» Dataset excerpt:
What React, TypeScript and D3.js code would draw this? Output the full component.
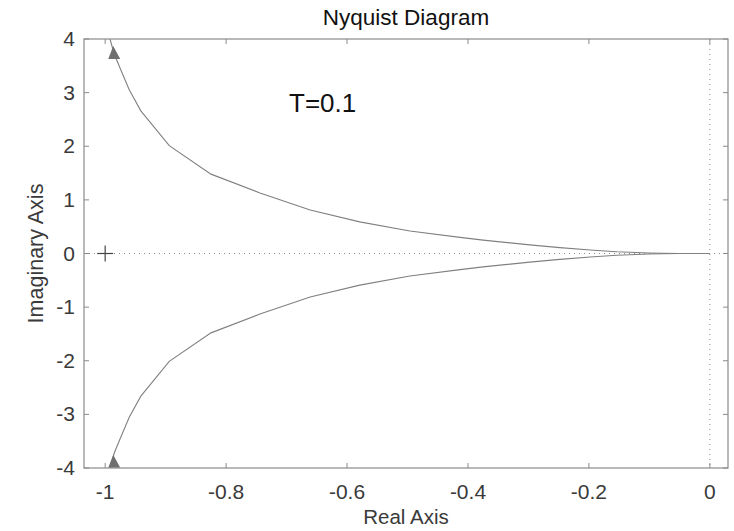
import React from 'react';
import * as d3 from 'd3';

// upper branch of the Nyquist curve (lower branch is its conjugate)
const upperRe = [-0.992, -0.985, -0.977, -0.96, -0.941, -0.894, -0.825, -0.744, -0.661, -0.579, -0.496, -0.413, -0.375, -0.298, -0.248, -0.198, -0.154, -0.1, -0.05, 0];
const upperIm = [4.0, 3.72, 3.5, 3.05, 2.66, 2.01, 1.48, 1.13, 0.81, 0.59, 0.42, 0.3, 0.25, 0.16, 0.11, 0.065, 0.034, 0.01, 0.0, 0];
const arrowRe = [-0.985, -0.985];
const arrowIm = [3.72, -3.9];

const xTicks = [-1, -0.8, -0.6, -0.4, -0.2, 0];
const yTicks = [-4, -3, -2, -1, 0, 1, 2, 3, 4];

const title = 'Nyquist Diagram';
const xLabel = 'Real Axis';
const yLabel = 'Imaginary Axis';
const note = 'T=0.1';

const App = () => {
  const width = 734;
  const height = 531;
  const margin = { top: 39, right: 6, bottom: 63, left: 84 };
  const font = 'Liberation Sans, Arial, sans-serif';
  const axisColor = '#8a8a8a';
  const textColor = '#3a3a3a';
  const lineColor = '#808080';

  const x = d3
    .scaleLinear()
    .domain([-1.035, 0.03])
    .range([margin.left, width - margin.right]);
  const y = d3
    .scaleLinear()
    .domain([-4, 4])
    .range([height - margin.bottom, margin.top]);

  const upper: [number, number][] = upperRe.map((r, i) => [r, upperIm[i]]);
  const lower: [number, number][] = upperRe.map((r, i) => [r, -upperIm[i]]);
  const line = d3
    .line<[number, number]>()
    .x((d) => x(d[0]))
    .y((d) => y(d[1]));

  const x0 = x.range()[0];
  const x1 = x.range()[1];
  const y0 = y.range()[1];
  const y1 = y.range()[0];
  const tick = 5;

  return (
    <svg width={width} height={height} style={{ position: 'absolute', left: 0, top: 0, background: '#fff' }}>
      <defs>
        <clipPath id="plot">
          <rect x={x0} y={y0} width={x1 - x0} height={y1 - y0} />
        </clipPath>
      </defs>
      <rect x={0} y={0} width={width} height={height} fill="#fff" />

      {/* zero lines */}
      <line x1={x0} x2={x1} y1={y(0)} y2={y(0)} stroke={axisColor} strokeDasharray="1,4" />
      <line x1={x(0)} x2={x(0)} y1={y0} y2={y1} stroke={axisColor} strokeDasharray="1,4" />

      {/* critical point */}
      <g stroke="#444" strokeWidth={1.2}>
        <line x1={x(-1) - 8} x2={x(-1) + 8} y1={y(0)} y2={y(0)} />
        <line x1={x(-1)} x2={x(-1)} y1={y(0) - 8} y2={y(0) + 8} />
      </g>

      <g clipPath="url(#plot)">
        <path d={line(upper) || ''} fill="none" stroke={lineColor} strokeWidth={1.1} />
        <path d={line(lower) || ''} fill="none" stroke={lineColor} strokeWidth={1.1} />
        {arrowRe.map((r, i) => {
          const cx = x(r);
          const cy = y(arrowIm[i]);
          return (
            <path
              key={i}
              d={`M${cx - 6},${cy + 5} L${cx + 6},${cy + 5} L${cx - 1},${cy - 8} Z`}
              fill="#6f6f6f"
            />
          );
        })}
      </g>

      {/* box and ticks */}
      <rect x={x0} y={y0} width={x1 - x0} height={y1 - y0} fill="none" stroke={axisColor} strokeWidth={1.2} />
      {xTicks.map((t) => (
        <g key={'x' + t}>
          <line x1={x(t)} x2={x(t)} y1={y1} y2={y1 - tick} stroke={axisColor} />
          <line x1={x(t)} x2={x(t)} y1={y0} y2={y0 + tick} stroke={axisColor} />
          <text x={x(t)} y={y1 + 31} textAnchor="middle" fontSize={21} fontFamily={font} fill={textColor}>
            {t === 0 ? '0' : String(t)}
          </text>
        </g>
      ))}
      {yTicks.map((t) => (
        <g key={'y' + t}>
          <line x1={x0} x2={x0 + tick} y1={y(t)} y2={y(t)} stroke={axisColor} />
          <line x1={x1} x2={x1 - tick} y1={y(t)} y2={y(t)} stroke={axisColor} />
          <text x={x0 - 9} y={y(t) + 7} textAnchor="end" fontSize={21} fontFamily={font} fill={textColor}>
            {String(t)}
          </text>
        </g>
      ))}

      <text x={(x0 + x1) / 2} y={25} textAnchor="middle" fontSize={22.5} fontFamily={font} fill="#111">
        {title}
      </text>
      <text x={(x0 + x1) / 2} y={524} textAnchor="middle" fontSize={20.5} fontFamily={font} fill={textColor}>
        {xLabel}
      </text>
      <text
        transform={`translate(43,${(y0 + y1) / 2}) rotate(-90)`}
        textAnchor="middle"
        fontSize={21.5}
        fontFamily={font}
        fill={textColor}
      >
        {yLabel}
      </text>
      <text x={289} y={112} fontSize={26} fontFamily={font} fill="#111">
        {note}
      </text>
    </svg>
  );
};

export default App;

» Exercise objective: Each line of the data is to be duplicated exactly; pictures stay out of the copy.

» Final result:
What React, TypeScript and D3.js code would draw this? Output the full component.
import React from 'react';
import * as d3 from 'd3';

// upper branch of the Nyquist curve (lower branch is its conjugate)
const upperRe = [-0.992, -0.985, -0.977, -0.96, -0.941, -0.894, -0.825, -0.744, -0.661, -0.579, -0.496, -0.413, -0.375, -0.298, -0.248, -0.198, -0.154, -0.1, -0.05, 0];
const upperIm = [4.0, 3.72, 3.5, 3.05, 2.66, 2.01, 1.48, 1.13, 0.81, 0.59, 0.42, 0.3, 0.25, 0.16, 0.11, 0.065, 0.034, 0.01, 0.0, 0];
const arrowRe = [-0.985, -0.985];
const arrowIm = [3.72, -3.9];

const xTicks = [-1, -0.8, -0.6, -0.4, -0.2, 0];
const yTicks = [-4, -3, -2, -1, 0, 1, 2, 3, 4];

const title = 'Nyquist Diagram';
const xLabel = 'Real Axis';
const yLabel = 'Imaginary Axis';
const note = 'T=0.1';

const App = () => {
  const width = 734;
  const height = 531;
  const margin = { top: 39, right: 6, bottom: 63, left: 84 };
  const font = 'Liberation Sans, Arial, sans-serif';
  const axisColor = '#8a8a8a';
  const textColor = '#3a3a3a';
  const lineColor = '#808080';

  const x = d3
    .scaleLinear()
    .domain([-1.035, 0.03])
    .range([margin.left, width - margin.right]);
  const y = d3
    .scaleLinear()
    .domain([-4, 4])
    .range([height - margin.bottom, margin.top]);

  const upper: [number, number][] = upperRe.map((r, i) => [r, upperIm[i]]);
  const lower: [number, number][] = upperRe.map((r, i) => [r, -upperIm[i]]);
  const line = d3
    .line<[number, number]>()
    .x((d) => x(d[0]))
    .y((d) => y(d[1]));

  const x0 = x.range()[0];
  const x1 = x.range()[1];
  const y0 = y.range()[1];
  const y1 = y.range()[0];
  const tick = 5;

  return (
    <svg width={width} height={height} style={{ position: 'absolute', left: 0, top: 0, background: '#fff' }}>
      <defs>
        <clipPath id="plot">
          <rect x={x0} y={y0} width={x1 - x0} height={y1 - y0} />
        </clipPath>
      </defs>
      <rect x={0} y={0} width={width} height={height} fill="#fff" />

      {/* zero lines */}
      <line x1={x0} x2={x1} y1={y(0)} y2={y(0)} stroke={axisColor} strokeDasharray="1,4" />
      <line x1={x(0)} x2={x(0)} y1={y0} y2={y1} stroke={axisColor} strokeDasharray="1,4" />

      {/* critical point */}
      <g stroke="#444" strokeWidth={1.2}>
        <line x1={x(-1) - 8} x2={x(-1) + 8} y1={y(0)} y2={y(0)} />
        <line x1={x(-1)} x2={x(-1)} y1={y(0) - 8} y2={y(0) + 8} />
      </g>

      <g clipPath="url(#plot)">
        <path d={line(upper) || ''} fill="none" stroke={lineColor} strokeWidth={1.1} />
        <path d={line(lower) || ''} fill="none" stroke={lineColor} strokeWidth={1.1} />
        {arrowRe.map((r, i) => {
          const cx = x(r);
          const cy = y(arrowIm[i]);
          return (
            <path
              key={i}
              d={`M${cx - 6},${cy + 5} L${cx + 6},${cy + 5} L${cx - 1},${cy - 8} Z`}
              fill="#6f6f6f"
            />
          );
        })}
      </g>

      {/* box and ticks */}
      <rect x={x0} y={y0} width={x1 - x0} height={y1 - y0} fill="none" stroke={axisColor} strokeWidth={1.2} />
      {xTicks.map((t) => (
        <g key={'x' + t}>
          <line x1={x(t)} x2={x(t)} y1={y1} y2={y1 - tick} stroke={axisColor} />
          <line x1={x(t)} x2={x(t)} y1={y0} y2={y0 + tick} stroke={axisColor} />
          <text x={x(t)} y={y1 + 31} textAnchor="middle" fontSize={21} fontFamily={font} fill={textColor}>
            {t === 0 ? '0' : String(t)}
          </text>
        </g>
      ))}
      {yTicks.map((t) => (
        <g key={'y' + t}>
          <line x1={x0} x2={x0 + tick} y1={y(t)} y2={y(t)} stroke={axisColor} />
          <line x1={x1} x2={x1 - tick} y1={y(t)} y2={y(t)} stroke={axisColor} />
          <text x={x0 - 9} y={y(t) + 7} textAnchor="end" fontSize={21} fontFamily={font} fill={textColor}>
            {String(t)}
          </text>
        </g>
      ))}

      <text x={(x0 + x1) / 2} y={25} textAnchor="middle" fontSize={22.5} fontFamily={font} fill="#111">
        {title}
      </text>
      <text x={(x0 + x1) / 2} y={524} textAnchor="middle" fontSize={20.5} fontFamily={font} fill={textColor}>
        {xLabel}
      </text>
      <text
        transform={`translate(43,${(y0 + y1) / 2}) rotate(-90)`}
        textAnchor="middle"
        fontSize={21.5}
        fontFamily={font}
        fill={textColor}
      >
        {yLabel}
      </text>
      <text x={289} y={112} fontSize={26} fontFamily={font} fill="#111">
        {note}
      </text>
    </svg>
  );
};

export default App;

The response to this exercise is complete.